Likewise, former CVR commissioners Rolando Ames and Sofía Macher sign the statement of support; as well as economist and university professor Pedro Francke, researcher and former minister José de Echave; university professors and feminist activists María Emma Mannarelli, Rocío Silva Santisteban, and Victoria Guerrero.
Novelists Rafael Dumett, Santiago Roncagliolo and Peter Elmore added their names as did the director of Yuyachkani, Miguel Rubio; playwrights Celeste Viale and Mateo Chiarella, and the National Network of Arts and Culture Workers-Lima. Around 250 other citizens signed the statement individually.
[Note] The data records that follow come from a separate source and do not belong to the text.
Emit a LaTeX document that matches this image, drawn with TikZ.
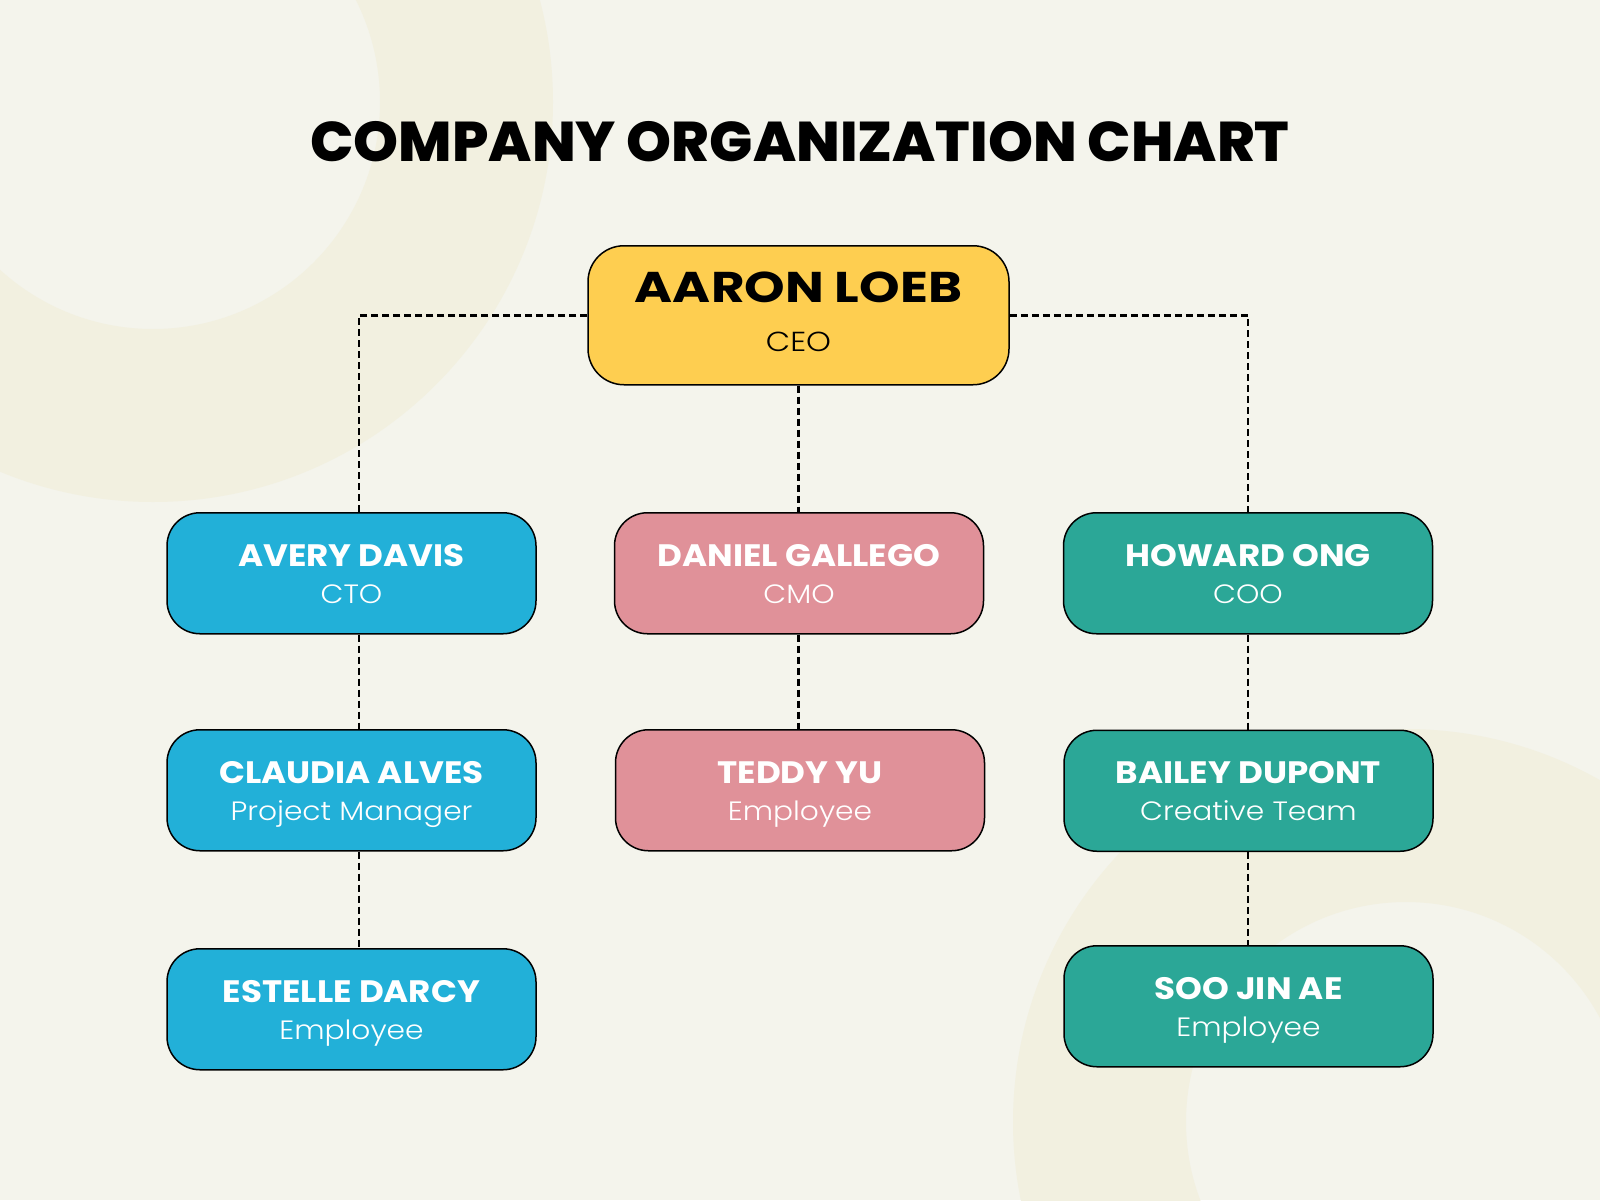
\documentclass[tikz,border=0pt]{standalone}
\usepackage{fontspec}
\setmainfont{Poppins}
\newfontfamily\titlef{Poppins ExtraBold}[FakeStretch=1.022]
\newfontfamily\ceof{Poppins Bold}[FakeStretch=1.2]
\newfontfamily\namef{Poppins Bold}[FakeStretch=1.1]
\newfontfamily\lightf{Poppins Light}[FakeStretch=1.12]
\newfontfamily\ceosubf{Poppins Light}[FakeStretch=1.15]
\usetikzlibrary{calc}
\definecolor{bgc}{HTML}{F4F4EC}
\definecolor{ringc}{HTML}{F2F0E0}
\definecolor{ceoY}{HTML}{FECE50}
\definecolor{blueC}{HTML}{22B0D8}
\definecolor{pinkC}{HTML}{E09199}
\definecolor{tealC}{HTML}{2BA797}
\newcommand\personbox[6]{%
  \node[box, fill=#4] (#1) at (#2,#3) {};
  \node[nm] (#1-n) at ($(#1.north)+(0,54)$) {#5};
  \node[sb] (#1-s) at ($(#1.north)+(0,91)$) {#6};
}
\begin{document}
\begin{tikzpicture}[x=1pt,y=-1pt,
  box/.style={draw=black, line width=1.5pt, rounded corners=33pt, minimum width=369pt, minimum height=121pt, inner sep=0pt, anchor=north},
  nm/.style={anchor=base, text=white, font=\namef\fontsize{31}{31}\selectfont, inner sep=0pt},
  sb/.style={anchor=base, text=white, font=\lightf\fontsize{26.5}{26.5}\selectfont, inner sep=0pt},
  conn/.style={draw=black, line width=2.6pt, dash pattern=on 7pt off 4pt}]
\fill[bgc] (0,0) rectangle (1600,1200);
\useasboundingbox (0,0) rectangle (1600,1200);
\begin{scope}
  \clip (0,0) rectangle (1600,1200);
  \fill[ringc, even odd rule] (153,102) circle[radius=400] (153,102) circle[radius=227];
  \fill[ringc, even odd rule] (1406,1122) circle[radius=393] (1406,1122) circle[radius=220];
\end{scope}
\node[anchor=base, font=\titlef\fontsize{56}{56}\selectfont, inner sep=0pt] (title) at (800,161) {COMPANY ORGANIZATION CHART};
\node[box, fill=ceoY, minimum width=421pt, minimum height=139pt, rounded corners=36pt] (ceo) at (798.5,245) {};
\node[anchor=base, font=\ceof\fontsize{43}{43}\selectfont, inner sep=0pt] (ceo-n) at ($(ceo.north)+(0,57)$) {AARON LOEB};
\node[anchor=base, font=\ceosubf\fontsize{27.5}{27.5}\selectfont, inner sep=0pt] (ceo-s) at ($(ceo.north)+(0,106)$) {CEO};
\personbox{avery}{351.5}{512}{blueC}{AVERY DAVIS}{CTO}
\personbox{daniel}{799}{512}{pinkC}{DANIEL GALLEGO}{CMO}
\personbox{howard}{1248}{512}{tealC}{HOWARD ONG}{COO}
\personbox{claudia}{351.5}{729}{blueC}{CLAUDIA ALVES}{Project Manager}
\personbox{teddy}{800}{729}{pinkC}{TEDDY YU}{Employee}
\personbox{bailey}{1248.5}{729.5}{tealC}{BAILEY DUPONT}{Creative Team}
\personbox{estelle}{351.5}{948}{blueC}{ESTELLE DARCY}{Employee}
\personbox{soojin}{1248.5}{945}{tealC}{SOO JIN AE}{Employee}
\coordinate (lx) at (359,0);
\draw[conn] (ceo.west) -| (avery.north -| lx);
\draw[conn] (ceo.east) -| (howard.north);
\draw[conn] (ceo.south) -- (ceo.south |- daniel.north);
\draw[conn] (avery.south -| lx) -- (claudia.north -| lx);
\draw[conn] (claudia.south -| lx) -- (estelle.north -| lx);
\draw[conn] (daniel.south -| ceo.south) -- (teddy.north -| ceo.south);
\draw[conn] (howard.south) -- (bailey.north -| howard.south);
\draw[conn] (bailey.south -| howard.south) -- (soojin.north -| howard.south);
\end{tikzpicture}
\end{document}
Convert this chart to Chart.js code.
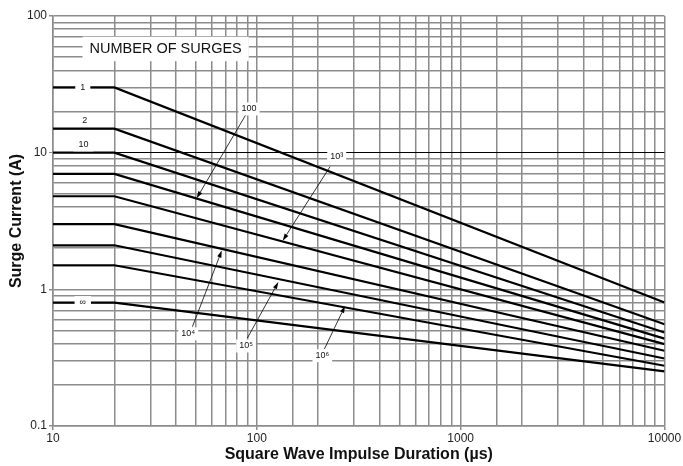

The 475 signatories state that “supporting Gorriti's career and the media outlet he directs means affirming the anti-corruption principles that must prevail in such a critical context in Peru, in which there are no longer sufficient counterweights or institutions to defend legality and rule of law.”
Between the night of Saturday, Feb. 10, and Monday, Feb. 12, other Peruvian journalists signed the statement, including Carlos Chunga, Gaby García, Pamela Huerta, Yvette Sierra, Ramiro Escobar, Amanda Meza and Melissa Goytizolo, and the independent digital media outlet Huanca York Times. Additional signatures came from anthropologists Carmen Ilizarbe and María Eugenia Ulfe, historian Paulo Drinot, internationalist Óscar Vidarte, and the jurist and former public attorney Luis Alberto Salgado. Other new signatories are Roberto Pérez Rocha, director of the International Anti-Corruption Conference organized annually by Transparency International; and Michael Shifter, founder and former president of Inter-American Dialogue.
Additionally, investigative journalists from at least ten Latin American countries and leaders of international journalism networks have rejected the campaign of disinformation and attacks against the director of IDL-Reporteros, Gustavo Gorriti, and describe it as an attack on freedom of expression and a risk to democracy. In addition to signing a manifesto of solidarity, they have highlighted Gorriti's contribution to the fight against corruption in the region, with his investigations and as a reference for several generations of journalists.